Interviews on the phone and in person are always done these days. Today, however, there seems to be way more interviews than people used to do. I went to one interview once where there were 4 gang interviews in a row all with writing code on the board, solving logic puzzles and challenges to everything I said. Afterwards I was ready to start digging ditches (where I wouldn't be asked what is dirt? what is a shovel? why don't you like round shovels?). Google is know for these all day interviews; I might find working in their R&D group interesting (given my search interests) but for the hideous gauntlet interview process.

I once took a contract in California at Remedy in 1994 sight unseen based on my resume and 10 minute phone call, even though I was in Texas at the time. Sadly that kind of simple process is history unless you are a famous programmer. Today it's all about weeding out the hordes of unqualified programmers out there.

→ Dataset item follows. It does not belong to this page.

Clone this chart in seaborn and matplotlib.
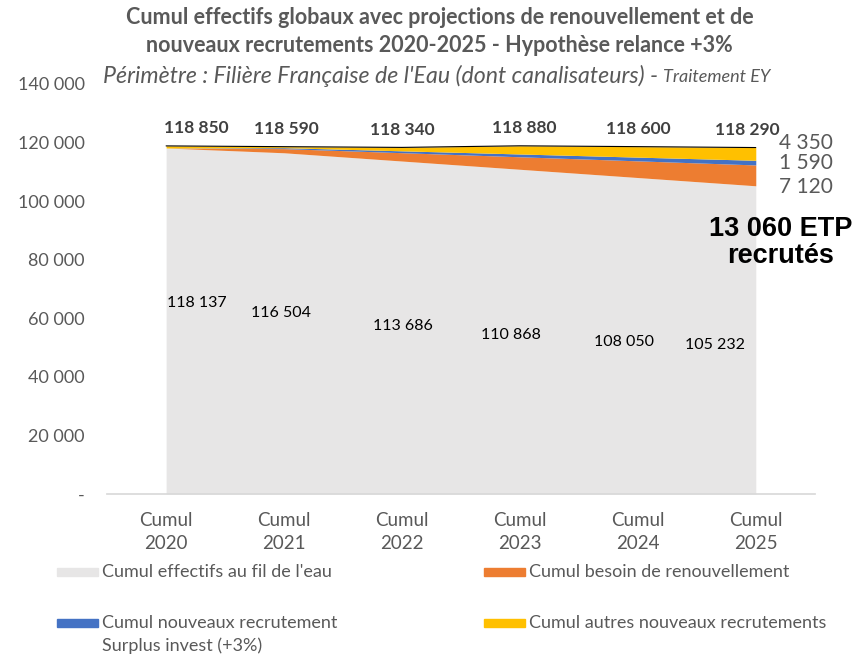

My looking for work is always an exercise in look for someone interesting, I hate doing something boring and pedestrian. Of course you can't always find that ideal job so sometimes you have to compromise, or start your own company, or both. Working for yourself is ultimately the most rewarding, until you make no money; then it's the worst job in the world (no one to blame, argh!).

So for now I work the phones, answer irritating questions, fight with armies of recruiters and sourcers, and ultimately whittle down the list to a manageable set of choices. I also keep wishing for a better way, an easier way, a more pleasant way to find a paying gig.

Either that or a foolproof way to win the lottery.